Venmo – PayPal’s crown jewel – built its network on Facebook’s back. Facebook (tkr: FB) ought to move to acquire PayPal (tkr: PYPL).
Venmo is perhaps the most user-friendly Peer-to-Peer (“P2P”) payment service in large part due to its Facebook integration which makes it easy for users to connect and transact with each other. Connect to a Facebook friend on Venmo and you are ready to make digital payments. Venmo users may extend an invitation to connect with some or all Facebook friends with one click. This low-friction user experience has enabled Venmo to become the leading P2P offering to the benefit of parent company PayPal.
Meanwhile, Facebook recently rolled out its Facebook Pay service in mid-November. For the past couple of years we have advocated that Facebook take an aggressive approach toward building a significant payments business. Acquiring PayPal would enable Facebook to quickly gain traction and overcome potential obstacles. The largest obstacle we anticipate regarding Facebook Pay adoption will be convincing users to share even more personal data with the company despite its historically cavalier approach to user privacy.

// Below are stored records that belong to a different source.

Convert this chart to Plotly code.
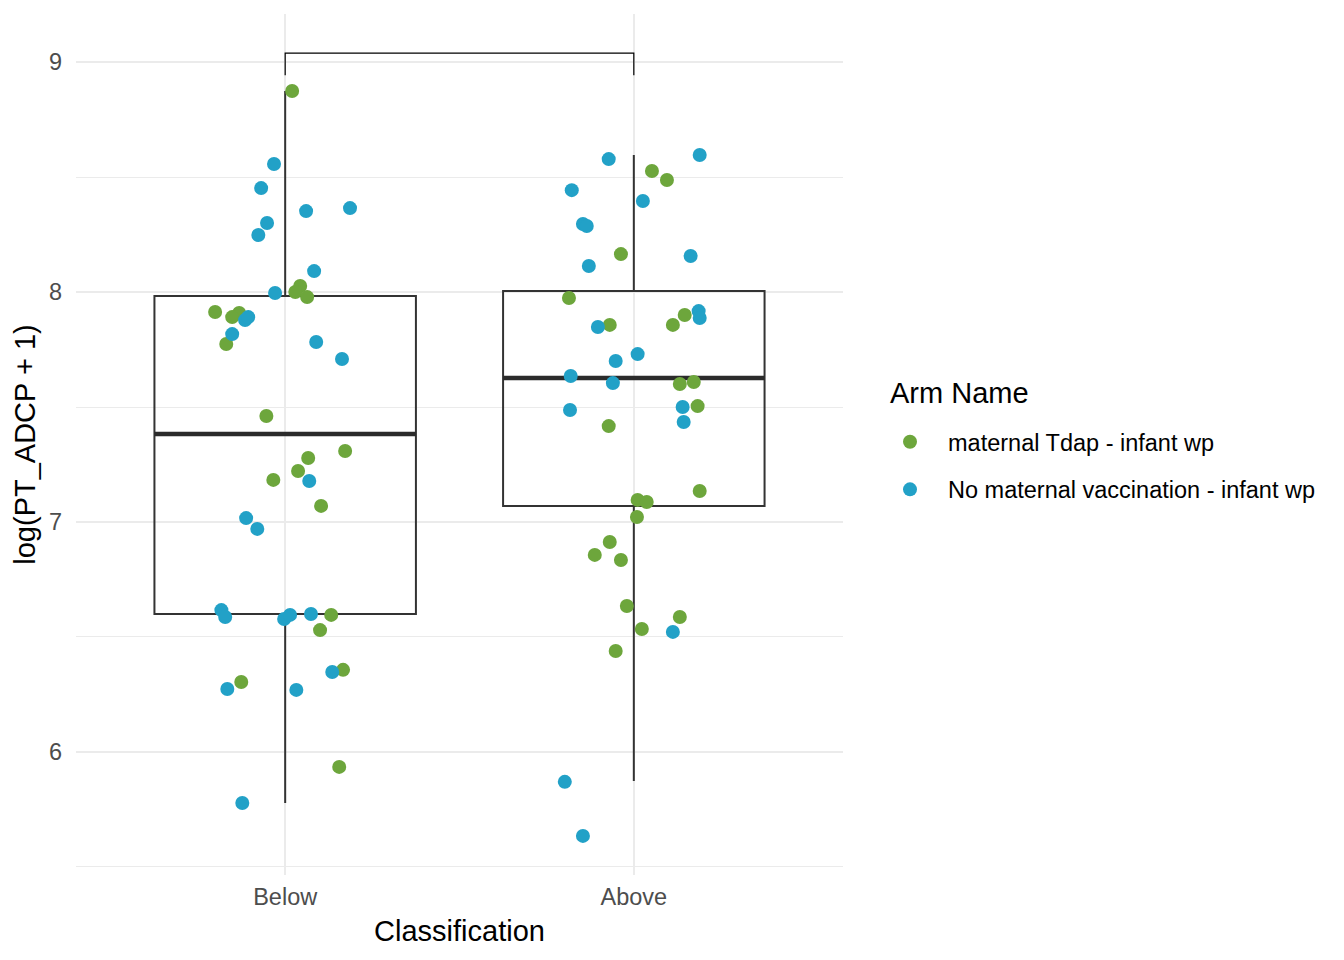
import plotly.graph_objects as go

# ---------------- data ----------------
categories = ["Below", "Above"]
cat_pos = [1, 2]

# jittered points: (horizontal jitter offset, value)
below_tdap_jit = [0.020, 0.043, 0.029, 0.063, -0.201, -0.132, -0.152, -0.169, -0.054, 0.172,
                  0.066, 0.037, -0.034, 0.103, 0.132, 0.100, 0.166, -0.126, 0.155]
below_tdap_val = [8.874, 8.026, 8.000, 7.978, 7.913, 7.909, 7.891, 7.774, 7.461, 7.309,
                  7.278, 7.222, 7.183, 7.070, 6.596, 6.530, 6.357, 6.304, 5.935]
below_none_jit = [-0.032, -0.069, 0.060, 0.186, -0.052, -0.077, 0.083, -0.029, -0.115, -0.106,
                  -0.152, 0.089, 0.163, 0.069, -0.112, -0.080, -0.183, -0.172, -0.003, 0.014,
                  0.074, 0.135, -0.166, 0.032, -0.123]
below_none_val = [8.557, 8.452, 8.352, 8.365, 8.300, 8.248, 8.091, 7.996, 7.878, 7.891,
                  7.817, 7.783, 7.709, 7.178, 7.017, 6.970, 6.617, 6.587, 6.578, 6.596,
                  6.600, 6.348, 6.274, 6.270, 5.778]
above_tdap_jit = [0.052, 0.095, -0.037, -0.186, 0.146, -0.069, 0.112, 0.132, 0.172, 0.183,
                  -0.072, 0.189, 0.011, 0.037, 0.009, -0.069, -0.112, -0.037, -0.020, 0.132,
                  0.023, -0.052]
above_tdap_val = [8.526, 8.487, 8.165, 7.974, 7.900, 7.857, 7.857, 7.600, 7.609, 7.504,
                  7.417, 7.135, 7.096, 7.087, 7.022, 6.913, 6.857, 6.835, 6.635, 6.587,
                  6.535, 6.439]
above_none_jit = [-0.072, 0.189, -0.178, 0.026, -0.146, -0.135, 0.163, -0.129, 0.186, 0.189,
                  -0.103, 0.011, -0.052, -0.181, -0.060, -0.183, 0.140, 0.143, 0.112, -0.198,
                  -0.146]
above_none_val = [8.578, 8.596, 8.443, 8.396, 8.296, 8.287, 8.157, 8.113, 7.917, 7.887,
                  7.848, 7.730, 7.700, 7.635, 7.604, 7.487, 7.500, 7.435, 6.522, 5.870,
                  5.635]

# box statistics per classification
box_q1 = [6.600, 7.070]
box_median = [7.383, 7.626]
box_q3 = [7.983, 8.004]
box_lower = [5.778, 5.874]
box_upper = [8.874, 8.596]

# significance bracket
bracket_top = 9.039
bracket_foot = 8.943

legend_title = "Arm Name"
arm_names = ["maternal Tdap - infant wp", "No maternal vaccination - infant wp"]
arm_colors = ["#6DA63C", "#22A1C7"]

BOX_W = 0.75
FONT = "Liberation Sans, Arial, Helvetica, sans-serif"

# layout geometry (figure pixels)
W, H = 1336, 952
ML, MT, PW, PH = 68, 6, 767, 861

fig = go.Figure()

# boxes (outliers hidden)
fig.add_trace(go.Box(
    x=cat_pos, q1=box_q1, median=box_median, q3=box_q3,
    lowerfence=box_lower, upperfence=box_upper,
    width=BOX_W, whiskerwidth=0, boxpoints=False,
    fillcolor="rgba(255,255,255,0)",
    line=dict(color="#333333", width=2),
    showlegend=False, hoverinfo="skip",
))

# thick median lines
for c, m in zip(cat_pos, box_median):
    fig.add_trace(go.Scatter(
        x=[c - BOX_W / 2, c + BOX_W / 2], y=[m, m], mode="lines",
        line=dict(color="#2B2B2B", width=4.5), showlegend=False, hoverinfo="skip",
    ))

# jittered points
groups = [
    (0, 1, below_tdap_jit, below_tdap_val),
    (1, 1, below_none_jit, below_none_val),
    (0, 2, above_tdap_jit, above_tdap_val),
    (1, 2, above_none_jit, above_none_val),
]
shown = set()
for arm, c, jit, val in groups:
    fig.add_trace(go.Scatter(
        x=[c + j for j in jit], y=val, mode="markers",
        marker=dict(color=arm_colors[arm], size=14, line=dict(width=0)),
        name=arm_names[arm], legendgroup=arm_names[arm],
        showlegend=arm not in shown,
    ))
    shown.add(arm)

# bracket
fig.add_trace(go.Scatter(
    x=[cat_pos[0], cat_pos[0], cat_pos[1], cat_pos[1]],
    y=[bracket_foot, bracket_top, bracket_top, bracket_foot],
    mode="lines", line=dict(color="black", width=1.2),
    showlegend=False, hoverinfo="skip",
))

# legend title as annotation
fig.add_annotation(
    text=legend_title, xref="paper", yref="paper",
    x=(880 - ML) / PW, y=(MT + PH - 385) / PH, xanchor="left", yanchor="middle",
    showarrow=False, font=dict(size=29, color="black"),
)

fig.update_layout(
    width=W, height=H,
    paper_bgcolor="white", plot_bgcolor="white",
    margin=dict(l=ML, r=W - ML - PW, t=MT, b=H - MT - PH, autoexpand=False),
    font=dict(family=FONT, color="black"),
    legend=dict(
        font=dict(size=23.5, color="black"),
        x=(864 - ML) / PW, xanchor="left", y=(MT + PH - 458) / PH, yanchor="middle",
        tracegroupgap=14, itemwidth=66,
        bgcolor="rgba(0,0,0,0)",
    ),
    xaxis=dict(
        range=[0.4, 2.6], tickvals=cat_pos, ticktext=categories,
        showgrid=True, gridcolor="#EBEBEB", gridwidth=2, zeroline=False,
        showline=False, ticks="", ticklabelstandoff=5,
        tickfont=dict(size=23.5, color="#4D4D4D"),
        title=dict(text="Classification", font=dict(size=29, color="black"), standoff=12),
    ),
    yaxis=dict(
        range=[5.465, 9.209], tickvals=[6, 7, 8, 9],
        showgrid=True, gridcolor="#EBEBEB", gridwidth=2, zeroline=False,
        showline=False, ticks="", ticklabelstandoff=13,
        minor=dict(tickvals=[5.5, 6.5, 7.5, 8.5], showgrid=True, gridcolor="#EBEBEB", gridwidth=1),
        tickfont=dict(size=23.5, color="#4D4D4D"),
        title=dict(text="log(PT_ADCP + 1)", font=dict(size=29, color="black"), standoff=4),
    ),
)

fig.write_html("out.html")
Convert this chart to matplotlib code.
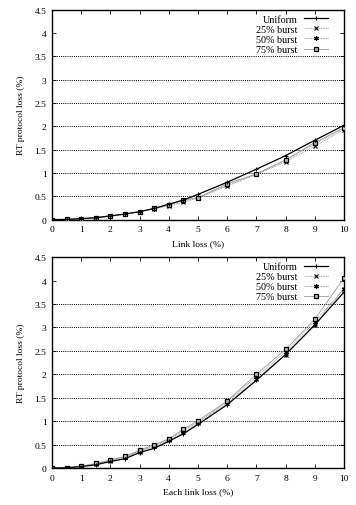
import numpy as np
import matplotlib
matplotlib.use("Agg")
import matplotlib.pyplot as plt

plt.rcParams['font.family'] = ['Liberation Serif', 'DejaVu Serif']
plt.rcParams['font.size'] = 6.8

loss = [0, 0.5, 1, 1.5, 2, 2.5, 3, 3.5, 4, 4.5, 5, 6, 7, 8, 9, 10]

# top panel: link loss
top_uniform = [0, 0.005, 0.02, 0.04, 0.08, 0.12, 0.17, 0.24, 0.33, 0.42, 0.54, 0.80, 1.08, 1.37, 1.70, 2.02]
top_b25 = [0, 0.005, 0.02, 0.04, 0.07, 0.11, 0.17, 0.23, 0.30, 0.37, 0.46, 0.72, 0.97, 1.24, 1.57, 1.93]
top_b50 = [0, 0.005, 0.02, 0.04, 0.08, 0.12, 0.17, 0.23, 0.31, 0.40, 0.47, 0.74, 0.97, 1.27, 1.62, 1.96]
top_b75 = [0, 0.005, 0.02, 0.04, 0.08, 0.12, 0.17, 0.24, 0.32, 0.42, 0.47, 0.77, 0.98, 1.28, 1.65, 1.97]

# bottom panel: each link loss
bot_uniform = [0, 0.005, 0.03, 0.07, 0.14, 0.20, 0.33, 0.42, 0.57, 0.73, 0.93, 1.35, 1.87, 2.42, 3.05, 3.75]
bot_b25 = [0, 0.01, 0.04, 0.09, 0.16, 0.23, 0.35, 0.46, 0.59, 0.76, 0.96, 1.38, 1.90, 2.42, 3.06, 3.82]
bot_b50 = [0, 0.01, 0.04, 0.09, 0.17, 0.24, 0.36, 0.48, 0.61, 0.80, 0.98, 1.41, 1.95, 2.48, 3.12, 3.82]
bot_b75 = [0, 0.01, 0.04, 0.10, 0.17, 0.25, 0.38, 0.50, 0.62, 0.83, 1.01, 1.43, 2.00, 2.53, 3.17, 4.05]

labels = ['Uniform', '25% burst', '50% burst', '75% burst']
xticks = list(range(0, 11))
yticks = [0, 0.5, 1, 1.5, 2, 2.5, 3, 3.5, 4, 4.5]
ytick_labels = ['0', '0.5', '1', '1.5', '2', '2.5', '3', '3.5', '4', '4.5']
grid_levels = [0.5, 1, 1.5, 2, 2.5, 3, 3.5]

fig = plt.figure(figsize=(3.56, 5.06), dpi=100)
ax1 = fig.add_axes([0.146, 0.564, 0.820, 0.415])
ax2 = fig.add_axes([0.146, 0.073, 0.820, 0.417])


def draw_panel(ax, series, xlabel):
    for g in grid_levels:
        ax.axhline(g, color='black', linestyle=(0, (1, 1.2)), linewidth=0.7, zorder=1)
    uni, b25, b50, b75 = series
    ax.plot(loss, uni, color='black', linewidth=0.9, marker='+', markersize=3.5,
            markeredgewidth=0.8, label=labels[0], zorder=5)
    ax.plot(loss, b25, color='#888888', linewidth=0.6, linestyle=(0, (1, 1)),
            marker='x', markersize=3, markeredgewidth=0.8, markeredgecolor='black',
            label=labels[1], zorder=4)
    ax.plot(loss, b50, color='#888888', linewidth=0.6, linestyle=(0, (1, 1)),
            marker=(6, 2, 0), markersize=3.5, markeredgewidth=0.8, markeredgecolor='black',
            label=labels[2], zorder=4)
    ax.plot(loss, b75, color='#999999', linewidth=0.6,
            marker='s', markersize=3, markeredgewidth=0.9, markeredgecolor='black',
            markerfacecolor='#bbbbbb', label=labels[3], zorder=4)
    ax.set_xlim(0, 10)
    ax.set_ylim(0, 4.5)
    ax.set_xticks(xticks)
    ax.set_yticks(yticks)
    ax.set_yticklabels(ytick_labels)
    ax.tick_params(direction='in', top=True, right=True, length=3, width=0.6, pad=4)
    for s in ax.spines.values():
        s.set_linewidth(1.0)
    ax.set_xlabel(xlabel, labelpad=4)
    ax.set_ylabel('RT protocol loss (%)', labelpad=7)
    leg = ax.legend(loc='upper right', bbox_to_anchor=(0.97, 1.01), frameon=False,
                    markerfirst=False, handlelength=2.4, handletextpad=0.6,
                    labelspacing=0.1, borderpad=0.2, fontsize=7.3)
    return leg


draw_panel(ax1, (top_uniform, top_b25, top_b50, top_b75), 'Link loss (%)')
draw_panel(ax2, (bot_uniform, bot_b25, bot_b50, bot_b75), 'Each link loss (%)')

fig.savefig('out.png', dpi=100)
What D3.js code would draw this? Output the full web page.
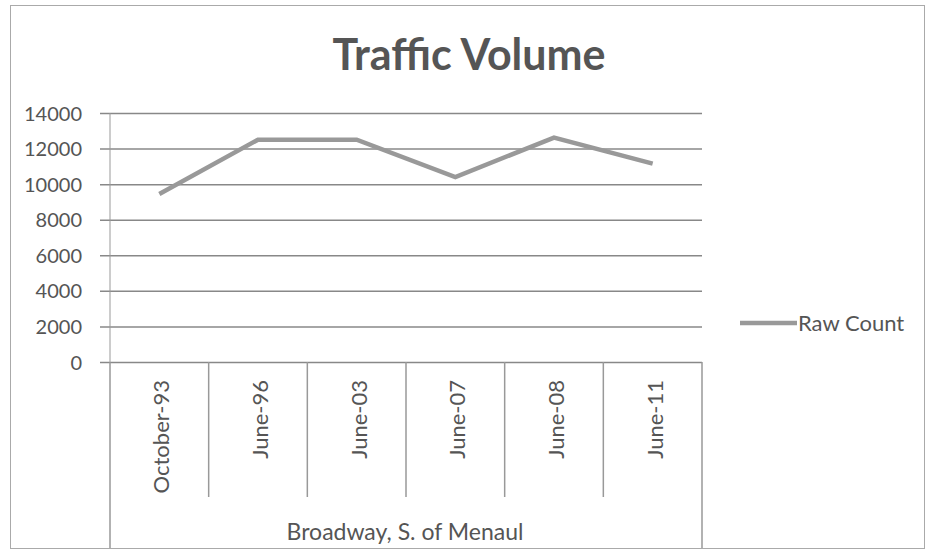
<!DOCTYPE html>
<html>
<head>
<meta charset="utf-8">
<title>traffic_volume</title>
<script src="https://d3js.org/d3.v7.min.js"></script>
<style>
  body { margin: 0; background: #fff; }
  text { font-family: Lato, "Open Sans", sans-serif; fill: #555; }
</style>
</head>
<body>
<svg id="chart" width="935" height="560"></svg>
<script>
// data
const categories = ["October-93", "June-96", "June-03", "June-07", "June-08", "June-11"]
const rawCount = [9450, 12500, 12500, 10400, 12620, 11150]
const yTicks = [0, 2000, 4000, 6000, 8000, 10000, 12000, 14000]
const groupLabel = "Broadway, S. of Menaul"
const seriesName = "Raw Count"

let svg = d3.select('#chart')

// outer frame
svg.append("rect")
    .attr("x", 10.5).attr("y", 5.5)
    .attr("width", 914).attr("height", 543)
    .attr("fill", "white").attr("stroke", "#aaa")

let plotL = 110, plotR = 702, plotT = 113, plotB = 362

let x = d3.scaleBand().domain(categories).range([plotL, plotR])
let y = d3.scaleLinear().domain([0, 14000]).range([plotB, plotT])

// title
svg.append("text")
    .attr("x", 469).attr("y", 70)
    .attr("text-anchor", "middle")
    .attr("font-size", 43).attr("font-weight", "bold")
    .style("fill", "#555")
    .text("Traffic Volume")

// gridlines + y labels
let yAxis = svg.append("g").attr("transform", `translate(${plotL},0)`)
    .call(d3.axisLeft(y).tickValues(yTicks).tickFormat(d3.format("d"))
        .tickSize(-(plotR - plotL)).tickSizeOuter(0).tickPadding(28))
yAxis.select(".domain").remove()
yAxis.selectAll(".tick line")
    .attr("x1", -10)
    .attr("stroke", "#888").attr("stroke-width", 1.5)
yAxis.selectAll(".tick text")
    .attr("font-size", 20).attr("font-family", "Lato, sans-serif")
    .attr("dy", "0.35em")
    .style("fill", "#555")

// y axis line
svg.append("line")
    .attr("x1", plotL).attr("x2", plotL).attr("y1", plotT).attr("y2", plotB)
    .attr("stroke", "#999").attr("stroke-width", 1)

// category dividers
let edges = categories.map(c => x(c)).concat([plotR])
svg.selectAll("line.div").data(edges)
    .enter().append("line")
    .attr("class", "div")
    .attr("x1", d => d).attr("x2", d => d)
    .attr("y1", plotB)
    .attr("y2", (d, i) => (i == 0 || i == edges.length - 1) ? 548 : 497)
    .attr("stroke", "#999").attr("stroke-width", 1.5)

// category labels (rotated)
svg.selectAll("text.cat").data(categories)
    .enter().append("text")
    .attr("class", "cat")
    .attr("transform", d => `translate(${x(d) + x.bandwidth() / 2 + 10},380) rotate(-90)`)
    .attr("text-anchor", "end")
    .attr("font-size", 22)
    .text(d => d)

svg.append("text")
    .attr("x", 405).attr("y", 540)
    .attr("text-anchor", "middle")
    .attr("font-size", 23)
    .text(groupLabel)

// series line
let line = d3.line()
    .x((d, i) => x(categories[i]) + x.bandwidth() / 2)
    .y(d => y(d))

svg.append("path")
    .datum(rawCount)
    .attr("d", line)
    .attr("fill", "none")
    .attr("stroke", "#999").attr("stroke-width", 4.5)
    .attr("stroke-linejoin", "miter")

// legend
svg.append("line")
    .attr("x1", 740).attr("x2", 797).attr("y1", 323).attr("y2", 323)
    .attr("stroke", "#999").attr("stroke-width", 4.5)
svg.append("text")
    .attr("x", 798).attr("y", 331)
    .attr("font-size", 22)
    .text(seriesName)
</script>
</body>
</html>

What PayPal brings to the table:
1.) Were Facebook to acquire PayPal it would immediately become a top Fintech / payments company in both traditional e-commerce as well as P2P.
2.) Facebook would become an immediate threat to traditional depository institutions.
3.) Owning PayPal would make it substantially easier for Facebook to successfully launch its cryptocurrency initiative – Calibra.
PayPal by the numbers:
- $18 billion revenue run rate;
- $4 billion-plus cash flow run rate;
- 295 million active accounts, up 16%;
- 3.1 billion payment transactions in the most recent quarter, up 25%;
- $179 billion Total Payment Volume (“TPV”), up 27% (fx neutral);
- P2P volume up 39% to $51 billion or 28% of TPV;
- Venmo processed more than $27 billion of TPV in the quarter, up 64%.